Short exercise → Without the pictures, extract every line from the start of the material to the line containing "0.402, 0.41, 0.438];", both ends included.
━━━━━ Records to process ━━━━━
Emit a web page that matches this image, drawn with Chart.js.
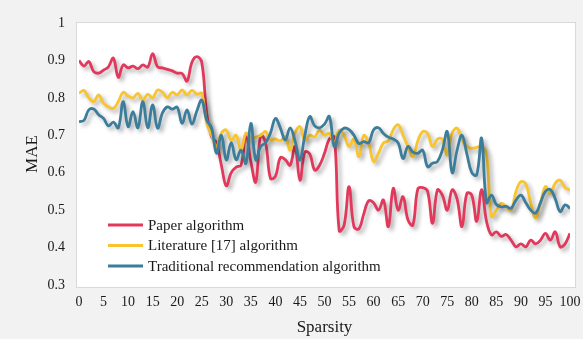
<!DOCTYPE html>
<html>
<head>
<meta charset="utf-8">
<script src="https://cdn.jsdelivr.net/npm/chart.js@4.4.0/dist/chart.umd.min.js"></script>
<style>
  html, body { margin: 0; padding: 0; background: #f2f2f2; }
  #wrap { width: 583px; height: 339px; }
</style>
</head>
<body>
<div id="wrap"><canvas id="maeChart" width="583" height="339"></canvas></div>
<script>
// sparsity (x) and MAE of each algorithm
const sparsity = [0, 1, 2, 3, 4, 5, 6, 7, 8, 9, 10, 11, 12, 13, 14, 15, 16, 17, 18, 19, 20,
  21, 22, 23, 24, 25, 26, 27, 28, 29, 30, 31, 32, 33, 34, 35, 36, 37, 38, 39, 40,
  41, 42, 43, 44, 45, 46, 47, 48, 49, 50, 51, 52, 53, 54, 55, 56, 57, 58, 59, 60,
  61, 62, 63, 64, 65, 66, 67, 68, 69, 70, 71, 72, 73, 74, 75, 76, 77, 78, 79, 80,
  81, 82, 83, 84, 85, 86, 87, 88, 89, 90, 91, 92, 93, 94, 95, 96, 97, 98, 99, 100];

const paperAlgorithm = [0.90, 0.885, 0.897, 0.87, 0.866, 0.874, 0.883, 0.906, 0.855, 0.888,
  0.88, 0.885, 0.878, 0.888, 0.882, 0.918, 0.883, 0.88, 0.876, 0.872,
  0.866, 0.865, 0.845, 0.895, 0.91, 0.895, 0.76, 0.696, 0.68, 0.62,
  0.565, 0.60, 0.615, 0.62, 0.70, 0.63, 0.575, 0.70, 0.68, 0.585,
  0.59, 0.64, 0.635, 0.62, 0.67, 0.58, 0.655, 0.65, 0.607, 0.62,
  0.652, 0.69, 0.695, 0.445, 0.46, 0.563, 0.456, 0.45, 0.49, 0.525,
  0.52, 0.50, 0.527, 0.456, 0.558, 0.50, 0.536, 0.474, 0.46, 0.556,
  0.56, 0.55, 0.465, 0.554, 0.54, 0.50, 0.554, 0.53, 0.456, 0.545,
  0.54, 0.47, 0.555, 0.47, 0.434, 0.442, 0.43, 0.435, 0.42, 0.402,
  0.41, 0.402, 0.42, 0.41, 0.42, 0.438, 0.42, 0.442, 0.402, 0.41, 0.438];

const literatureAlgorithm = [0.812, 0.82, 0.80, 0.79, 0.808, 0.785, 0.776, 0.772, 0.79, 0.815,
  0.805, 0.80, 0.812, 0.794, 0.81, 0.80, 0.821, 0.815, 0.80, 0.815,
  0.808, 0.821, 0.808, 0.82, 0.81, 0.812, 0.733, 0.70, 0.67, 0.706,
  0.714, 0.687, 0.70, 0.66, 0.706, 0.69, 0.695, 0.70, 0.71, 0.687,
  0.69, 0.685, 0.696, 0.66, 0.706, 0.723, 0.687, 0.70, 0.696, 0.714,
  0.70, 0.705, 0.68, 0.714, 0.70, 0.67, 0.69, 0.643, 0.70, 0.678,
  0.63, 0.652, 0.68, 0.685, 0.715, 0.728, 0.70, 0.67, 0.643, 0.685,
  0.71, 0.705, 0.67, 0.69, 0.69, 0.647, 0.706, 0.719, 0.69, 0.67,
  0.665, 0.668, 0.67, 0.65, 0.483, 0.50, 0.518, 0.51, 0.50, 0.55,
  0.576, 0.57, 0.52, 0.479, 0.52, 0.563, 0.545, 0.572, 0.58, 0.56, 0.554];

const traditionalAlgorithm = [0.736, 0.74, 0.768, 0.77, 0.755, 0.745, 0.725, 0.735, 0.72, 0.79,
  0.723, 0.763, 0.72, 0.79, 0.72, 0.781, 0.719, 0.76, 0.776, 0.77,
  0.775, 0.732, 0.768, 0.73, 0.765, 0.794, 0.741, 0.72, 0.652, 0.70,
  0.634, 0.68, 0.635, 0.66, 0.625, 0.732, 0.634, 0.67, 0.68, 0.706,
  0.745, 0.72, 0.687, 0.72, 0.685, 0.634, 0.70, 0.75, 0.725, 0.72,
  0.73, 0.75, 0.67, 0.706, 0.719, 0.715, 0.70, 0.678, 0.683, 0.68,
  0.715, 0.72, 0.705, 0.695, 0.69, 0.68, 0.638, 0.67, 0.655, 0.652,
  0.66, 0.616, 0.625, 0.63, 0.66, 0.71, 0.60, 0.66, 0.70, 0.65,
  0.60, 0.594, 0.692, 0.52, 0.54, 0.515, 0.509, 0.51, 0.505, 0.527,
  0.54, 0.52, 0.50, 0.492, 0.52, 0.55, 0.555, 0.53, 0.496, 0.514, 0.505];

const seriesNames = ['Paper algorithm', 'Literature [17] algorithm', 'Traditional recommendation algorithm'];
const seriesColors = ['#e2385c', '#f8c531', '#3b7d9a'];

// axis ranges / tick steps
const yMin = 0.3, yMax = 1, yStep = 0.1;
const xMin = 0, xMax = 100, xStep = 5;

const serif = 'Liberation Serif, Times New Roman, serif';

// white plot box behind the lines
const plotBox = {
    id: 'plotBox',
    beforeDraw(chart) {
        const {ctx, chartArea: a} = chart;
        ctx.save();
        ctx.fillStyle = '#ffffff';
        ctx.fillRect(a.left - 2, a.top, a.right - a.left + 7, a.bottom - a.top + 2);
        ctx.strokeStyle = '#d9d9d9';
        ctx.lineWidth = 1;
        ctx.strokeRect(a.left - 2.5, a.top - 0.5, a.right - a.left + 8, a.bottom - a.top + 3);
        ctx.restore();
    }
};

// soft drop shadow under each line
const lineShadow = {
    id: 'lineShadow',
    beforeDatasetDraw(chart) {
        const ctx = chart.ctx;
        ctx.save();
        ctx.shadowColor = 'rgba(0, 0, 0, 0.32)';
        ctx.shadowBlur = 4;
        ctx.shadowOffsetX = 3;
        ctx.shadowOffsetY = 3;
    },
    afterDatasetDraw(chart) {
        chart.ctx.restore();
    }
};

// legend sitting inside the plot, lower left
const innerLegend = {
    id: 'innerLegend',
    afterDraw(chart) {
        const {ctx, chartArea: a} = chart;
        const x0 = a.left + 29;
        let y = a.bottom - 60;
        ctx.save();
        ctx.font = '15px ' + serif;
        ctx.textBaseline = 'middle';
        chart.data.datasets.forEach(ds => {
            ctx.strokeStyle = ds.borderColor;
            ctx.lineWidth = 3;
            ctx.beginPath();
            ctx.moveTo(x0, y);
            ctx.lineTo(x0 + 35, y);
            ctx.stroke();
            ctx.fillStyle = '#1a1a1a';
            ctx.fillText(ds.label, x0 + 40, y + 1);
            y += 20.5;
        });
        ctx.restore();
    }
};

const datasets = [paperAlgorithm, literatureAlgorithm, traditionalAlgorithm].map((values, i) => ({
    label: seriesNames[i],
    data: values,
    borderColor: seriesColors[i],
    backgroundColor: seriesColors[i],
    borderWidth: 2.8,
    pointRadius: 0,
    tension: 0.4,
    fill: false,
    order: 3 - i
}));

new Chart(document.getElementById('maeChart').getContext('2d'), {
    type: 'line',
    data: {
        labels: sparsity,
        datasets: datasets
    },
    options: {
        responsive: false,
        animation: false,
        layout: {
            padding: {top: 23, right: 13, left: 0, bottom: 0}
        },
        plugins: {
            legend: {display: false},
            tooltip: {enabled: false}
        },
        scales: {
            x: {
                type: 'linear',
                min: xMin,
                max: xMax,
                // invisible tick marks push the labels down without widening the side padding
                grid: {display: true, drawOnChartArea: false, drawTicks: true, tickLength: 9, color: 'rgba(0,0,0,0)'},
                border: {display: false},
                ticks: {
                    stepSize: xStep,
                    padding: 0,
                    maxRotation: 0,
                    autoSkip: false,
                    color: '#1a1a1a',
                    font: {family: serif, size: 14}
                },
                title: {
                    display: true,
                    text: 'Sparsity',
                    color: '#1a1a1a',
                    font: {family: serif, size: 17},
                    padding: {top: 1, bottom: 1}
                },
                afterFit(scale) { scale.height = 54; }
            },
            y: {
                min: yMin,
                max: yMax,
                grid: {display: false, drawTicks: false},
                border: {display: false},
                ticks: {
                    stepSize: yStep,
                    padding: 14,
                    color: '#1a1a1a',
                    font: {family: serif, size: 14},
                    callback: v => String(+v.toFixed(1))
                },
                title: {
                    display: true,
                    text: 'MAE',
                    color: '#1a1a1a',
                    font: {family: serif, size: 17},
                    padding: {top: 22, bottom: 0}
                },
                afterFit(scale) { scale.width = 79; }
            }
        }
    },
    plugins: [plotBox, lineShadow, innerLegend]
});
</script>
</body>
</html>
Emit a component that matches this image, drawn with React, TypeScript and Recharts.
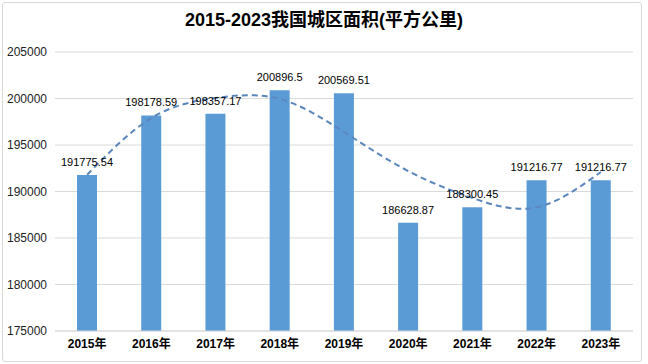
import React from "react";
import { ComposedChart, Bar, Line, XAxis, YAxis, CartesianGrid, LabelList } from "recharts";

const categories = ["2015年", "2016年", "2017年", "2018年", "2019年", "2020年", "2021年", "2022年", "2023年"];
const areaValues = [191775.54, 198178.59, 198357.17, 200896.5, 200569.51, 186628.87, 188300.45, 191216.77, 191216.77];
const trendValues = [191800, 197900, 200050, 199950, 196400, 192200, 189300, 188300, 192100];
const yTicks = [175000, 180000, 185000, 190000, 195000, 200000, 205000];
const title = "2015-2023我国城区面积(平方公里)";

const data = categories.map((c, i) => ({ name: c, value: areaValues[i], trend: trendValues[i] }));

const FONT = '"Liberation Sans", Arial, "Noto Sans CJK SC", sans-serif';

export default function App() {
  return (
    <div style={{ position: "absolute", left: 0, top: 0, width: 648, height: 364, background: "#fff", fontFamily: FONT }}>
      <div style={{ position: "absolute", left: 2, top: 2, width: 638, height: 358, border: "1px solid #D9D9D9", borderRadius: 3 }} />
      <div style={{ position: "absolute", left: 0, top: 8, width: 648, textAlign: "center", fontSize: 18, fontWeight: "bold", color: "#000", lineHeight: "24px" }}>
        {title}
      </div>
      <div style={{ position: "absolute", left: 0, top: 0 }}>
        <ComposedChart width={648} height={364} data={data} margin={{ top: 52, right: 15, left: 0, bottom: 0 }}>
          <CartesianGrid vertical={false} stroke="#D9D9D9" />
          <XAxis
            dataKey="name"
            height={33}
            tickLine={false}
            axisLine={{ stroke: "#D9D9D9" }}
            tick={{ fontSize: 12, fontWeight: "bold", fill: "#000", fontFamily: FONT }}
            interval={0}
          />
          <YAxis
            width={55}
            domain={[175000, 205000]}
            ticks={yTicks}
            axisLine={false}
            tickLine={false}
            tick={{ fontSize: 12, fill: "#222", fontFamily: FONT }}
            interval={0}
          />
          <Bar dataKey="value" fill="#5B9BD5" barSize={20} isAnimationActive={false}>
            <LabelList dataKey="value" position="top" offset={9} style={{ fontSize: 11, fill: "#000", fontFamily: FONT }} />
          </Bar>
          <Line
            dataKey="trend"
            type="natural"
            stroke="#5A86BE"
            strokeWidth={2}
            strokeDasharray="6 4"
            dot={false}
            activeDot={false}
            isAnimationActive={false}
          />
        </ComposedChart>
      </div>
    </div>
  );
}
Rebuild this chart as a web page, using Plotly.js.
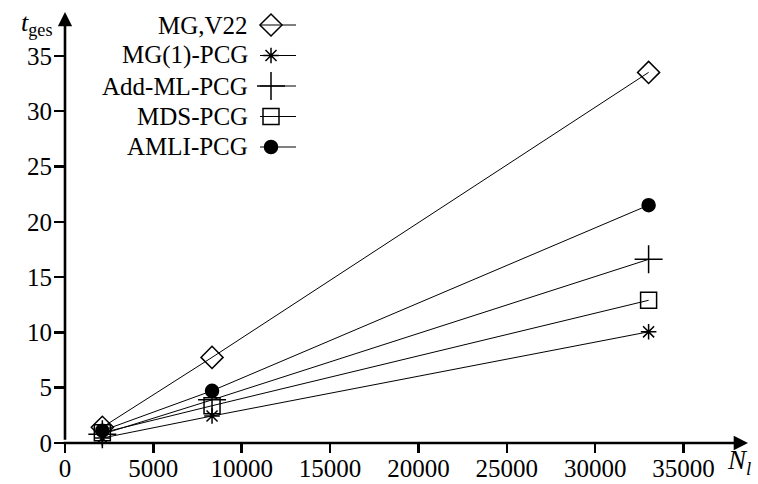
━━━━━
Solution to this problem →
Emit a web page that matches this image, drawn with Chart.js.
<!DOCTYPE html>
<html>
<head>
<meta charset="utf-8">
<script src="https://cdn.jsdelivr.net/npm/chart.js@4.4.0/dist/chart.umd.min.js"></script>
<style>
  html, body { margin: 0; padding: 0; background: #f2f2f2; }
  #wrap { width: 583px; height: 339px; }
</style>
</head>
<body>
<div id="wrap"><canvas id="maeChart" width="583" height="339"></canvas></div>
<script>
// sparsity (x) and MAE of each algorithm
const sparsity = [0, 1, 2, 3, 4, 5, 6, 7, 8, 9, 10, 11, 12, 13, 14, 15, 16, 17, 18, 19, 20,
  21, 22, 23, 24, 25, 26, 27, 28, 29, 30, 31, 32, 33, 34, 35, 36, 37, 38, 39, 40,
  41, 42, 43, 44, 45, 46, 47, 48, 49, 50, 51, 52, 53, 54, 55, 56, 57, 58, 59, 60,
  61, 62, 63, 64, 65, 66, 67, 68, 69, 70, 71, 72, 73, 74, 75, 76, 77, 78, 79, 80,
  81, 82, 83, 84, 85, 86, 87, 88, 89, 90, 91, 92, 93, 94, 95, 96, 97, 98, 99, 100];

const paperAlgorithm = [0.90, 0.885, 0.897, 0.87, 0.866, 0.874, 0.883, 0.906, 0.855, 0.888,
  0.88, 0.885, 0.878, 0.888, 0.882, 0.918, 0.883, 0.88, 0.876, 0.872,
  0.866, 0.865, 0.845, 0.895, 0.91, 0.895, 0.76, 0.696, 0.68, 0.62,
  0.565, 0.60, 0.615, 0.62, 0.70, 0.63, 0.575, 0.70, 0.68, 0.585,
  0.59, 0.64, 0.635, 0.62, 0.67, 0.58, 0.655, 0.65, 0.607, 0.62,
  0.652, 0.69, 0.695, 0.445, 0.46, 0.563, 0.456, 0.45, 0.49, 0.525,
  0.52, 0.50, 0.527, 0.456, 0.558, 0.50, 0.536, 0.474, 0.46, 0.556,
  0.56, 0.55, 0.465, 0.554, 0.54, 0.50, 0.554, 0.53, 0.456, 0.545,
  0.54, 0.47, 0.555, 0.47, 0.434, 0.442, 0.43, 0.435, 0.42, 0.402,
  0.41, 0.402, 0.42, 0.41, 0.42, 0.438, 0.42, 0.442, 0.402, 0.41, 0.438];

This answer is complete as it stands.